Overall Satisfaction with Amazon DynamoDB
DynamoDB was used by our enterprise data platform team to store data in forms that would often change over time. It was a great NoSQL option for us since the entire team was already on AWS anyways and acquainted with its UI. While it had many advantages, DynamoDB was more of a niche solution for us since, as a data platform, we required the more advanced query and indexing capabilities of an RDS database. DynamoDB was never a permanent solution for us, only a temporary place-holder until we had the database schema finalized for an RDS database. Because of its elastic nature and ease-of-use to set up with our existing infrastructure, it worked well for our team.
- Pro: Scalable to Infinity. There are no problems with data when it comes to DynamoDB. We set up a script in our monitoring application that would automatically allocate more storage through the AWS API's whenever our capacity hit 80% of allocated storage.

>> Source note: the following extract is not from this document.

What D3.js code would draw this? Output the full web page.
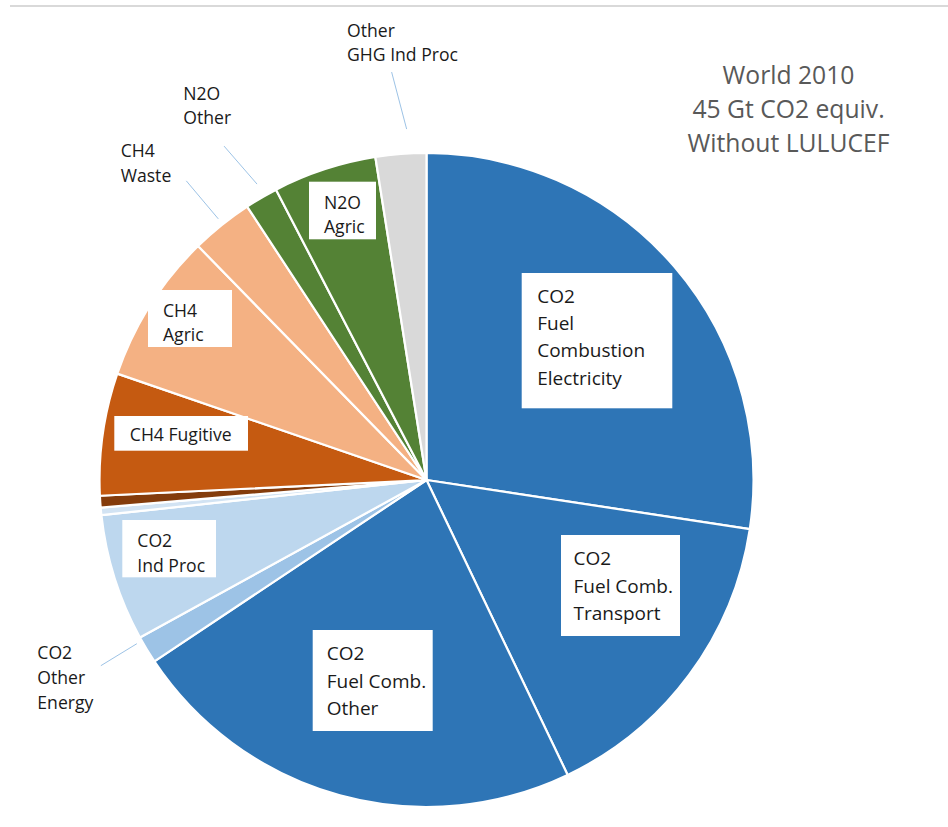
<!DOCTYPE html>
<html>
<head>
<meta charset="utf-8">
<script src="https://cdn.jsdelivr.net/npm/d3@7"></script>
<style>
  html, body { margin: 0; padding: 0; background: #ffffff; }
  svg { display: block; }
  text { font-family: "Open Sans", "Noto Sans", sans-serif; }
</style>
</head>
<body>
<svg id="chart" width="948" height="827"></svg>
<script>
// World greenhouse-gas emissions 2010 (without LULUCF), share of total in %
const categories = [
  "CO2 Fuel Combustion Electricity",
  "CO2 Fuel Comb. Transport",
  "CO2 Fuel Comb. Other",
  "CO2 Other Energy",
  "CO2 Ind Proc",
  "CO2 Waste",
  "CH4 Other",
  "CH4 Fugitive",
  "CH4 Agric",
  "CH4 Waste",
  "N2O Other",
  "N2O Agric",
  "Other GHG Ind Proc"
];
const shares = [27.4, 15.5, 22.75, 1.36, 6.28, 0.37, 0.58, 6.04, 7.42, 3.07, 1.63, 5.11, 2.5];
const sliceColors = [
  "#2e75b6", "#2e75b6", "#2e75b6", "#9dc3e6", "#bdd7ee", "#d2e3f3", "#843c0c",
  "#c55a11", "#f4b183", "#f4b183", "#548235", "#548235", "#d9d9d9"
];
// Text lines shown for each labelled slice
const labelText = {
  "CO2 Fuel Combustion Electricity": ["CO2", "Fuel", "Combustion", "Electricity"],
  "CO2 Fuel Comb. Transport": ["CO2", "Fuel Comb.", "Transport"],
  "CO2 Fuel Comb. Other": ["CO2", "Fuel Comb.", "Other"],
  "CO2 Other Energy": ["CO2", "Other", "Energy"],
  "CO2 Ind Proc": ["CO2", "Ind Proc"],
  "CH4 Fugitive": ["CH4 Fugitive"],
  "CH4 Agric": ["CH4", "Agric"],
  "CH4 Waste": ["CH4", "Waste"],
  "N2O Other": ["N2O", "Other"],
  "N2O Agric": ["N2O", "Agric"],
  "Other GHG Ind Proc": ["Other", "GHG Ind Proc"]
};
const titleLines = ["World 2010", "45 Gt CO2 equiv.", "Without LULUCEF"];

// ---- layout ----
const W = 948, H = 827;
const cx = 426.5, cy = 480, radius = 327;
const labelFont = 17.6, bigLabelFont = 19, titleFont = 24.7;

// White boxed labels, placed relative to the pie centre
const boxedLabels = [
  { cat: "CO2 Fuel Combustion Electricity", x: 95.2, y: -207, w: 150.6, h: 135.3, base: 29.5, lh: 27.4, pad: 15.5, fs: bigLabelFont },
  { cat: "CO2 Fuel Comb. Transport", x: 134.5, y: 55, w: 119, h: 101, base: 30, lh: 27.5, pad: 12.5, fs: bigLabelFont },
  { cat: "CO2 Fuel Comb. Other", x: -113.8, y: 150, w: 120, h: 101, base: 30, lh: 27.5, pad: 14, fs: bigLabelFont },
  { cat: "CO2 Ind Proc", x: -304.2, y: 40, w: 93.7, h: 57.3, base: 27.3, lh: 24.4, pad: 15, fs: labelFont },
  { cat: "CH4 Fugitive", x: -312.2, y: -64, w: 133.7, h: 34.7, base: 25, lh: 24.4, pad: 15.5, fs: labelFont },
  { cat: "CH4 Agric", x: -278.5, y: -190, w: 84, h: 57, base: 26.5, lh: 24.4, pad: 15, fs: labelFont },
  { cat: "N2O Agric", x: -117.5, y: -298.3, w: 67, h: 57.6, base: 27.6, lh: 24.2, pad: 15, fs: labelFont }
];
// Labels outside the pie with leader lines: t = position along the slice arc,
// gap = distance of the line start beyond the rim, (ldx, ldy) = line vector
const outsideLabels = [
  { cat: "Other GHG Ind Proc", t: 0.64, gap: 24.5, ldx: -15, ldy: -57, tx: -79.5, ty: -443.3, lh: 24.3 },
  { cat: "N2O Other", t: 0.59, gap: 14, ldx: -33, ldy: -38, tx: -243.2, ty: -380, lh: 24 },
  { cat: "CH4 Waste", t: 0.52, gap: 7, ldx: -32, ldy: -38, tx: -305.8, ty: -322.7, lh: 24.4 },
  { cat: "CO2 Other Energy", t: 0.86, gap: 5.7, ldx: -36, ldy: 22, tx: -389.2, ty: 179.3, lh: 24.8 }
];

const svg = d3.select("#chart");

// thin rule along the top edge
svg.append("line")
  .attr("x1", 10).attr("x2", W)
  .attr("y1", 6).attr("y2", 6)
  .attr("stroke", "#d9d9d9").attr("stroke-width", 2);

const data = categories.map((c, i) => ({ cat: c, value: shares[i], color: sliceColors[i] }));

const pie = d3.pie().sort(null).value(d => d.value).startAngle(0).endAngle(2 * Math.PI);
const arcs = pie(data);
const arcGen = d3.arc().innerRadius(0).outerRadius(radius);
const byCat = new Map(arcs.map(a => [a.data.cat, a]));

const g = svg.append("g").attr("transform", `translate(${cx},${cy})`);

g.selectAll("path.slice")
  .data(arcs)
  .join("path")
  .attr("class", "slice")
  .attr("d", arcGen)
  .attr("fill", d => d.data.color)
  .attr("stroke", "#ffffff")
  .attr("stroke-width", 2.2)
  .attr("stroke-linejoin", "round");

// boxed labels
const boxes = g.selectAll("g.box")
  .data(boxedLabels)
  .join("g")
  .attr("class", "box")
  .attr("transform", d => `translate(${d.x},${d.y})`);

boxes.append("rect")
  .attr("width", d => d.w)
  .attr("height", d => d.h)
  .attr("fill", "#ffffff");

boxes.each(function (d) {
  const t = d3.select(this).append("text")
    .attr("font-size", d.fs)
    .attr("fill", "#1a1a1a");
  labelText[d.cat].forEach((line, i) => {
    t.append("tspan")
      .attr("x", d.pad)
      .attr("y", d.base + i * d.lh)
      .text(line);
  });
});

// outside labels with leader lines
outsideLabels.forEach(d => {
  const a = byCat.get(d.cat);
  const ang = a.startAngle + d.t * (a.endAngle - a.startAngle);
  const r0 = radius + d.gap;
  const x0 = r0 * Math.sin(ang), y0 = -r0 * Math.cos(ang);
  g.append("line")
    .attr("x1", x0).attr("y1", y0)
    .attr("x2", x0 + d.ldx).attr("y2", y0 + d.ldy)
    .attr("stroke", "#9dc3e6").attr("stroke-width", 1);
  const t = g.append("text")
    .attr("font-size", labelFont)
    .attr("fill", "#1a1a1a");
  labelText[d.cat].forEach((line, i) => {
    t.append("tspan")
      .attr("x", d.tx)
      .attr("y", d.ty + i * d.lh)
      .text(line);
  });
});

// title block
const title = svg.append("text")
  .attr("text-anchor", "middle")
  .attr("font-size", titleFont)
  .attr("fill", "#595959");
titleLines.forEach((line, i) => {
  title.append("tspan")
    .attr("x", 788.5)
    .attr("y", 84.3 + i * 33.8)
    .text(line);
});
</script>
</body>
</html>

- Pro: Easy Setup. DynamoDB will automatically scale horizontally and vertically (if requested) with no maintenance or human intervention required. Set it up once and it will run forever.
- Pro: EMR integration. If you use Elastic Map Reduce for your analytics, DynamoDB will integrate nicely.
- Cons: NoSQL limitations. You can only do ~1MB queries and ~64kb of row size, something that will become a real bottleneck as your database grows and your queries become more complex. NoSQL also means that querying non-indexed data is incredibly limited and will often become completely impossible when your table grows. This is why my team opted for DynamoDB as a temporary solution until we finalized our RDS options.
- Cons: AWS limitations. You can only deploy this on AWS, meaning access from Azure or GCloud is going to be more of a challenge and a security risk. I would not recommend DynamoDB unless you already have your infrastructure on AWS.
- Cons: Backing Up. Backing up is quite tedious on DynamoDB compared with RDS. While RDS can be as simple as a button click, DynamoDB can take hours of tedious work. AWS gets around this by horizontally scaling your instances, but any good team is going to want to back up their data and on DynamoDB that will be postponed as long as possible.
- DynamoDB allowed us to quickly launch applications and data ingestions that we thought would take months to implement. While it turned out to be an unfruitful DBaaS system to support an application, its quick launch and self-sustaining capabilities allowed it to work effortlessly while our DevOps team could focus on more permanent application solutions.
Easy to use and easy to stop using. It is the perfect interim solution for any team needing a rapid database solution without the hassle and restrictions of a full-RDS database. While it is a pain to use outside of infrastructure systems hosted on AWS, it is perfect for those that are.
Great for temporary data storage or data that has a particularly short lifecycle and can be processed then disposed of quickly. I would not recommend DynamoDB for any long-standing applications or user-based systems. DynamoDB data should be ingested, processed, analyzed, then removed. The infrastructure setup allows for confidence that your data will be there when you need it but only for a short period of time. Backups are not worth the effort, so keep that in mind.